|An artist’s impression of what the Auckland city skyline could look
like under the Unitary Plan
The Auckland Unitary Plan will allow developers to construct enormous multi-storey apartment blocks in some suburban areas, and the planned relaxation of height restrictions has led some groups to question the Auckland Council’s real motivation behind the plan.
A spokesperson for the Save the Sun Coalition said Len Brown’s ultimate plan was to obliterate the sun.
“The plan seems deliberately designed to ensure that as many residents as possible are left living in the shadows of monstrous apartment buildings”, said David Dinglefeather.
“It’s almost as if the Mayor is trying to get people accustomed to the idea of not having the sun around. We believe the Auckland Unitary Plan is just a warm-up for the main act.
“First they’ll take the light from one side of your house by erecting a huge ugly tower block next door, and before you know it Len Brown will be building a giant nuclear warhead aimed at the sun.”
The Save the Sun Coalition rejects criticism that the group is scaremongering.
“Some people have criticised us for saying that Len Brown wants to blot out the sun for all eternity, so as to bring to pass an unholy reign of terror during which all the unspeakable horrors of night would be unleashed upon the earnest and law-abiding ratepayers of the greater Auckland region, and in which foul vampiric creatures would rise from graves permeated by the filth and corruption of ages long past; a time of darkness and plagues of boils in which the rivers run red with the blood of babies; a time of misery that can only be brought to an end through the installation of a Citizens and Ratepayers-controlled council.
“No doubt Len Brown will deny what the real agenda is.
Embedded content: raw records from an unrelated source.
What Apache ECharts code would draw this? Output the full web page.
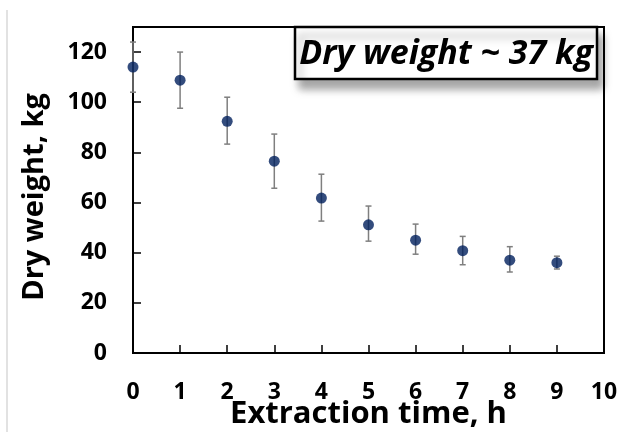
<!DOCTYPE html>
<html>
<head>
<meta charset="utf-8">
<script src="https://cdn.jsdelivr.net/npm/echarts@6/dist/echarts.min.js"></script>
<style>
  html, body { margin: 0; padding: 0; background: #fff; }
  #main { width: 621px; height: 432px; }
</style>
</head>
<body>
<div id="main"></div>
<script>
// extraction time (h) and measured dry weight (kg)
var hours = [0, 1, 2, 3, 4, 5, 6, 7, 8, 9];
var weight = [114, 108.8, 92.4, 76.5, 61.8, 51.1, 45, 40.8, 37, 36];
var errLow = [104, 97.6, 83.3, 65.7, 52.6, 44.6, 39.4, 35.2, 32.3, 33.5];
var errHigh = [124, 120, 102, 87.3, 71.3, 58.6, 51.4, 46.5, 42.4, 38.6];
var yTicks = [0, 20, 40, 60, 80, 100, 120];
var xTicks = [0, 1, 2, 3, 4, 5, 6, 7, 8, 9, 10];

var font = 'Open Sans';

var points = hours.map(function (h, i) { return [h, weight[i]]; });
var bars = hours.map(function (h, i) { return [h, errLow[i], errHigh[i]]; });

var myChart = echarts.init(document.getElementById('main'));
var option = {
    animation: false,
    grid: {
        left: 133,
        right: 17,
        top: 27,
        bottom: 79,
        outerBoundsMode: 'none',
        containLabel: false,
        show: true,
        borderColor: '#000',
        borderWidth: 2
    },
    xAxis: {
        type: 'value',
        min: 0,
        max: 10,
        interval: 1,
        name: 'Extraction time, h',
        nameLocation: 'middle',
        nameGap: 46,
        nameMoveOverlap: false,
        nameTextStyle: { fontFamily: font, fontWeight: 'bold', fontSize: 31, color: '#000' },
        axisLine: { lineStyle: { color: '#000', width: 2 } },
        axisTick: { inside: true, length: 8, lineStyle: { color: '#000', width: 1.5 } },
        axisLabel: {
            margin: 28,
            fontFamily: font, fontWeight: 'bold', fontSize: 23, color: '#000',
            formatter: function (v) { return xTicks.indexOf(v) >= 0 ? String(v) : ''; }
        },
        splitLine: { show: false }
    },
    yAxis: {
        type: 'value',
        min: 0,
        max: 130,
        interval: 20,
        name: 'Dry weight, kg',
        nameLocation: 'middle',
        nameGap: 84,
        nameMoveOverlap: false,
        nameTextStyle: { fontFamily: font, fontWeight: 'bold', fontSize: 29, color: '#000', padding: [0, 14, 0, 0] },
        axisLine: { lineStyle: { color: '#000', width: 2 } },
        axisTick: { inside: true, length: 8, lineStyle: { color: '#000', width: 1.5 } },
        axisLabel: {
            margin: 26,
            fontFamily: font, fontWeight: 'bold', fontSize: 23, color: '#000',
            formatter: function (v) { return yTicks.indexOf(v) >= 0 ? String(v) : ''; }
        },
        splitLine: { show: false }
    },
    graphic: [
        {
            type: 'line',
            shape: { x1: 7, y1: 10, x2: 7, y2: 432 },
            style: { stroke: '#d9d9d9', lineWidth: 1.5 }
        },
        {
            type: 'rect',
            shape: { x: 295, y: 27, width: 302, height: 52 },
            style: {
                fill: '#fff', stroke: '#000', lineWidth: 2.5,
                shadowBlur: 8, shadowOffsetX: 5, shadowOffsetY: 9,
                shadowColor: 'rgba(0,0,0,0.35)'
            },
            z: 10
        },
        {
            type: 'text',
            x: 446,
            y: 54,
            style: {
                text: 'Dry weight ~ 37 kg',
                fontFamily: font, fontWeight: 'bold', fontStyle: 'italic', fontSize: 34,
                fill: '#000', align: 'center', verticalAlign: 'middle'
            },
            z: 11
        }
    ],
    series: [
        {
            type: 'custom',
            data: bars,
            z: 3,
            renderItem: function (params, api) {
                var x = api.value(0);
                var lo = api.coord([x, api.value(1)]);
                var hi = api.coord([x, api.value(2)]);
                var cap = 3;
                var st = { stroke: '#7f7f7f', lineWidth: 1.5 };
                return {
                    type: 'group',
                    children: [
                        { type: 'line', shape: { x1: lo[0], y1: lo[1], x2: hi[0], y2: hi[1] }, style: st },
                        { type: 'line', shape: { x1: lo[0] - cap, y1: lo[1], x2: lo[0] + cap, y2: lo[1] }, style: st },
                        { type: 'line', shape: { x1: hi[0] - cap, y1: hi[1], x2: hi[0] + cap, y2: hi[1] }, style: st }
                    ]
                };
            }
        },
        {
            type: 'scatter',
            data: points,
            z: 4,
            symbol: 'circle',
            symbolSize: 11,
            itemStyle: { color: '#001f5c' }
        }
    ]
};
myChart.setOption(option);
</script>
</body>
</html>
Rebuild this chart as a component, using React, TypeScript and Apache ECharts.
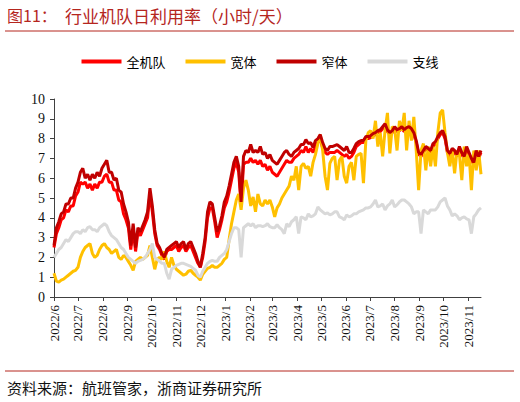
import { useEffect, useRef } from 'react';
import * as echarts from 'echarts';

// daily axis from 2022-06-01 to 2023-11-17, values read every 3 days
const FIRST_DAY = Date.UTC(2022, 5, 1);
const DAY_COUNT = 535;
const STEP = 3;

const seriesNames = ['全机队', '宽体', '窄体', '支线'];
const seriesColors = ['#ff0000', '#ffc000', '#c00000', '#d9d9d9'];
const yTicks = [0, 10, 1]; // min, max, interval

// 全机队
const fleet = [
  2.5, 3.2, 3.5, 3.9, 4.0, 4.4, 4.3, 4.6, 4.6, 5.1,
  5.3, 5.8, 5.7, 5.8, 5.5, 5.7, 5.4, 5.7, 5.5, 5.8, 5.8,
  6.1, 6.2, 5.8, 5.8, 5.4, 5.4, 4.9, 4.8, 4.2, 3.9,
  3.5, 2.4, 3.4, 2.3, 3.3, 3.1, 3.4, 3.7, 4.0, 5.2,
  4.3, 3.2, 2.6, 2.4, 2.1, 1.9, 2.3, 2.4, 2.4, 2.5,
  2.6, 2.3, 2.5, 2.6, 2.3, 2.5, 2.6, 2.3, 2.0, 1.7,
  1.5, 2.0, 2.8, 4.0, 4.5, 4.5, 3.8, 3.0, 3.4, 3.9, 4.5,
  4.8, 5.3, 5.9, 6.5, 6.8, 6.3, 4.6, 6.7, 6.8, 6.8,
  7.0, 6.8, 6.9, 6.7, 6.9, 6.6, 6.7, 6.4, 6.6,
  6.3, 6.2, 6.1, 6.3, 6.5, 6.7, 6.9, 6.8, 6.8, 7.0, 7.1,
  7.2, 7.4, 7.3, 7.6, 7.3, 7.5, 7.3, 7.6, 7.8, 8.0,
  7.5, 7.3, 7.2, 7.3, 7.3, 7.3, 7.4, 7.3, 7.2, 7.1,
  7.2, 7.0, 7.1, 7.3, 7.6, 7.7, 7.8, 7.8, 8.0, 8.0,
  8.05, 8.15, 8.2, 8.3, 8.35, 8.5, 8.6, 8.35, 8.2, 8.3,
  8.5, 8.35, 8.4, 8.5, 8.35, 8.45, 8.5, 8.4, 8.2, 7.8, 7.2,
  7.1, 7.3, 7.5, 7.4, 7.3, 7.6, 7.75, 8.0, 8.2, 8.3,
  8.0, 7.3, 7.1, 7.4, 7.3, 7.1, 7.5, 7.2, 7.0, 7.5,
  7.2, 6.9, 6.7, 7.3, 7.0, 7.3,
];

// 宽体
const wide = [
  1.2, 0.8, 0.75, 0.85, 0.9, 1.0, 1.1, 1.2, 1.3, 1.35,
  1.5, 2.0, 2.3, 2.5, 2.6, 2.7, 2.2, 2.0, 2.1, 2.4, 2.6,
  2.7, 2.5, 2.4, 2.2, 2.3, 2.4, 2.0, 1.9, 2.1, 2.0,
  1.8, 1.6, 1.35, 1.8, 1.9, 2.0, 1.9, 2.0, 2.1, 2.6,
  2.0, 1.4, 1.9, 2.0, 1.9, 2.3, 1.8, 1.5, 2.0, 1.6,
  1.4, 1.3, 1.2, 1.1, 1.15, 1.3, 1.35, 1.2, 1.1, 1.0,
  0.85, 1.15, 1.3, 1.45, 1.5, 1.6, 1.5, 1.5, 1.6, 1.7, 1.9,
  2.0, 2.9, 3.7, 4.3, 4.9, 5.2, 4.4, 5.5, 5.9, 5.4,
  4.6, 5.05, 4.3, 5.2, 4.7, 4.6, 4.9, 4.7, 4.9,
  4.55, 4.05, 4.5, 4.7, 5.0, 5.2, 5.4, 5.6, 6.1, 5.9, 6.6,
  5.4, 6.6, 6.75, 6.5, 6.6, 6.1, 6.8, 7.2, 7.75, 8.2,
  7.4, 6.1, 5.4, 6.75, 7.0, 7.1, 5.9, 6.9, 7.1, 6.1,
  5.75, 6.6, 6.8, 5.9, 7.1, 7.2, 7.25, 5.75, 7.9, 8.3,
  8.4, 8.0, 8.9, 7.6, 8.3, 7.1, 8.4, 9.3, 7.25, 8.6,
  8.5, 7.4, 8.9, 8.4, 9.3, 7.4, 8.9, 7.9, 9.1, 7.4, 5.4,
  7.4, 7.75, 6.4, 7.6, 6.6, 7.6, 6.6, 8.3, 9.3, 9.45,
  8.3, 7.3, 6.6, 7.4, 6.25, 7.4, 7.2, 5.9, 7.6, 6.6,
  7.25, 5.4, 7.4, 6.4, 7.4, 6.2,
];

// 窄体
const narrow = [
  2.6, 3.5, 3.8, 4.2, 4.3, 4.7, 4.7, 5.0, 5.0, 5.5,
  5.8, 6.3, 6.5, 6.0, 6.2, 5.9, 6.2, 6.0, 6.3, 6.1, 6.5,
  6.7, 6.9, 6.3, 6.3, 5.9, 6.0, 5.4, 5.3, 4.7, 4.3,
  3.8, 2.6, 3.7, 2.5, 3.5, 3.3, 3.6, 3.9, 4.3, 5.5,
  4.6, 3.4, 2.7, 2.5, 2.2, 2.0, 2.4, 2.5, 2.6, 2.7,
  2.8, 2.5, 2.7, 2.8, 2.4, 2.7, 2.8, 2.5, 2.2, 1.8,
  1.5, 2.2, 3.0, 4.3, 4.8, 4.7, 4.0, 3.3, 3.6, 4.1, 4.8,
  5.1, 5.6, 6.2, 6.8, 7.1, 6.6, 4.8, 7.1, 7.4, 7.3,
  7.7, 7.3, 7.4, 7.3, 7.6, 7.2, 7.3, 7.0, 7.2,
  6.9, 6.8, 6.7, 6.9, 7.1, 7.3, 7.4, 7.2, 7.1, 7.3, 7.4,
  7.5, 7.7, 7.7, 7.95, 7.75, 7.8, 7.55, 7.9, 8.0, 8.2,
  7.8, 7.5, 7.4, 7.6, 7.6, 7.65, 7.7, 7.6, 7.5, 7.4,
  7.6, 7.3, 7.3, 7.5, 7.75, 7.85, 7.9, 7.9, 8.1, 8.1,
  8.15, 8.25, 8.3, 8.4, 8.45, 8.6, 8.75, 8.45, 8.3, 8.4,
  8.6, 8.45, 8.5, 8.6, 8.45, 8.55, 8.6, 8.5, 8.3, 7.9, 7.3,
  7.2, 7.4, 7.6, 7.5, 7.4, 7.75, 7.85, 8.1, 8.3, 8.4,
  8.1, 7.4, 7.25, 7.5, 7.4, 7.2, 7.6, 7.3, 7.1, 7.6,
  7.3, 7.0, 6.8, 7.4, 7.1, 7.4,
];

// 支线
const regional = [
  2.0, 2.2, 2.4, 2.5, 2.7, 2.9, 2.8, 3.0, 3.2, 3.3,
  3.3, 3.2, 3.4, 3.3, 3.5, 3.55, 3.4, 3.4, 3.3, 3.5, 3.6,
  3.7, 3.6, 3.3, 3.1, 3.0, 2.9, 2.7, 2.5, 2.4, 2.2,
  2.0, 1.9, 1.8, 1.7, 1.8, 1.85, 1.9, 2.0, 2.2, 2.4,
  2.7, 2.0, 1.9, 1.8, 1.7, 1.7, 1.2, 0.9, 1.4, 1.5,
  1.6, 1.65, 1.7, 1.7, 1.65, 1.6, 1.55, 1.45, 1.35, 1.1,
  1.0, 1.3, 1.5, 1.7, 1.8, 1.85, 1.8, 1.8, 2.0, 2.1, 2.2,
  2.4, 2.8, 3.2, 3.5, 3.5, 3.4, 2.0, 3.5, 3.6, 3.7,
  3.6, 3.7, 3.5, 3.6, 3.6, 3.55, 3.6, 3.7, 3.55,
  3.5, 3.5, 3.65, 3.5, 3.4, 3.2, 3.7, 3.55, 3.8, 3.9, 4.05,
  3.2, 4.05, 4.0, 3.9, 4.2, 4.05, 4.1, 4.2, 4.55, 4.4,
  4.3, 4.2, 4.25, 4.15, 4.2, 4.3, 4.3, 4.05, 4.0, 3.9,
  4.15, 4.05, 4.1, 4.2, 4.2, 4.3, 4.35, 4.4, 4.5, 4.5,
  4.55, 4.7, 4.9, 4.55, 4.6, 4.7, 4.4, 4.6, 4.7, 4.9,
  4.55, 4.65, 4.8, 4.9, 4.9, 4.8, 4.7, 4.55, 4.2, 4.3, 4.3,
  3.2, 4.4, 4.3, 4.2, 4.4, 4.4, 4.4, 4.55, 4.8, 4.9,
  5.0, 4.6, 4.4, 4.1, 4.2, 4.1, 3.9, 4.0, 4.05, 3.95,
  3.9, 3.2, 4.05, 4.2, 4.4, 4.5,
];

const seriesValues = [fleet, wide, narrow, regional];

const titleColor = '#b5261e';
const serifFont = "'Liberation Serif', 'Times New Roman', serif";
const cjkFont = "'Noto Sans CJK SC', sans-serif";

function buildDays(): string[] {
  const days: string[] = [];
  for (let i = 0; i < DAY_COUNT; i++) {
    days.push(new Date(FIRST_DAY + i * 86400000).toISOString().slice(0, 10));
  }
  return days;
}

const isMonthStart = (_: number, value: string) => value.slice(8) === '01';

export default function App() {
  const chartRef = useRef<HTMLDivElement>(null);

  useEffect(() => {
    if (!chartRef.current) return;
    const chart = echarts.init(chartRef.current, undefined, { renderer: 'svg' });
    const days = buildDays();

    const option: echarts.EChartsOption = {
      animation: false,
      backgroundColor: '#fff',
      grid: { left: 54, right: 39, top: 99, bottom: 105 },
      legend: {
        data: seriesNames,
        top: 50,
        left: 'center',
        icon: 'rect',
        itemWidth: 40,
        itemHeight: 4,
        itemGap: 20,
        textStyle: { fontFamily: cjkFont, fontSize: 13, color: '#000' },
      },
      xAxis: {
        type: 'category',
        data: days,
        boundaryGap: false,
        axisLine: { lineStyle: { color: '#404040', width: 1 } },
        axisTick: { interval: isMonthStart, length: 4, lineStyle: { color: '#404040' } },
        axisLabel: {
          interval: isMonthStart,
          rotate: 90,
          margin: 8,
          fontFamily: serifFont,
          fontSize: 13,
          color: '#111',
          formatter: (v: string) => `${v.slice(0, 4)}/${Number(v.slice(5, 7))}`,
        },
        splitLine: { show: false },
      },
      yAxis: {
        type: 'value',
        min: yTicks[0],
        max: yTicks[1],
        interval: yTicks[2],
        axisLine: { show: true, lineStyle: { color: '#404040', width: 1 } },
        axisTick: { show: true, length: 4, lineStyle: { color: '#404040' } },
        axisLabel: { margin: 9, fontFamily: serifFont, fontSize: 14, color: '#111' },
        splitLine: { show: false },
      },
      series: seriesNames.map((name, k) => ({
        name,
        type: 'line',
        showSymbol: false,
        symbol: 'none',
        data: seriesValues[k].map((v, i) => [days[i * STEP], v]),
        lineStyle: { color: seriesColors[k], width: 3 },
        itemStyle: { color: seriesColors[k] },
      })),
      graphic: [
        {
          type: 'text',
          left: 7,
          top: 7,
          style: { text: '图11：', fontFamily: cjkFont, fontSize: 16, fill: titleColor },
        },
        {
          type: 'text',
          left: 65,
          top: 7,
          style: { text: '行业机队日利用率（小时/天）', fontFamily: cjkFont, fontSize: 17, fill: titleColor },
        },
        {
          type: 'line',
          shape: { x1: 5, y1: 31, x2: 514, y2: 31 },
          style: { stroke: titleColor, lineWidth: 1 },
        },
        {
          type: 'line',
          shape: { x1: 5, y1: 371, x2: 514, y2: 371 },
          style: { stroke: titleColor, lineWidth: 1 },
        },
        {
          type: 'text',
          left: 7,
          top: 380,
          style: { text: '资料来源：航班管家，浙商证券研究所', fontFamily: cjkFont, fontSize: 15, fill: '#111' },
        },
      ],
    };

    chart.setOption(option);
    return () => chart.dispose();
  }, []);

  return (
    <div
      ref={chartRef}
      style={{ position: 'fixed', left: 0, top: 0, width: 520, height: 402, background: '#fff' }}
    />
  );
}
But if Len Brown has nothing to hide, why hasn’t he made public his nuclear warhead plans? Where are the plans? Why won’t he release them?”
|The Unitary Plan will allow the construction of multi-level
towers in some parts of Auckland.
Other ordinary and decent middle-class people are appalled at the implications of the Unitary Plan.
Takapuna man Phil Heathcliffe said he was deeply concerned about the potential effects of the Unitary Plan on his local neighbourhood.
“What if my neighbour decides to build a seventeen-floor apartment block next door? I wouldn’t be able to do a thing to stop it”, said Mr Heathcliffe.
“I’ve always believed that our planning laws are too restrictive, and that the Resource Management Act allows annoying busybodies to poke their noses into other people’s affairs.
“But this is different. A man’s home is his castle. A man should be allowed to do whatever he wants on his own property, unless it’s the property next door to my own.”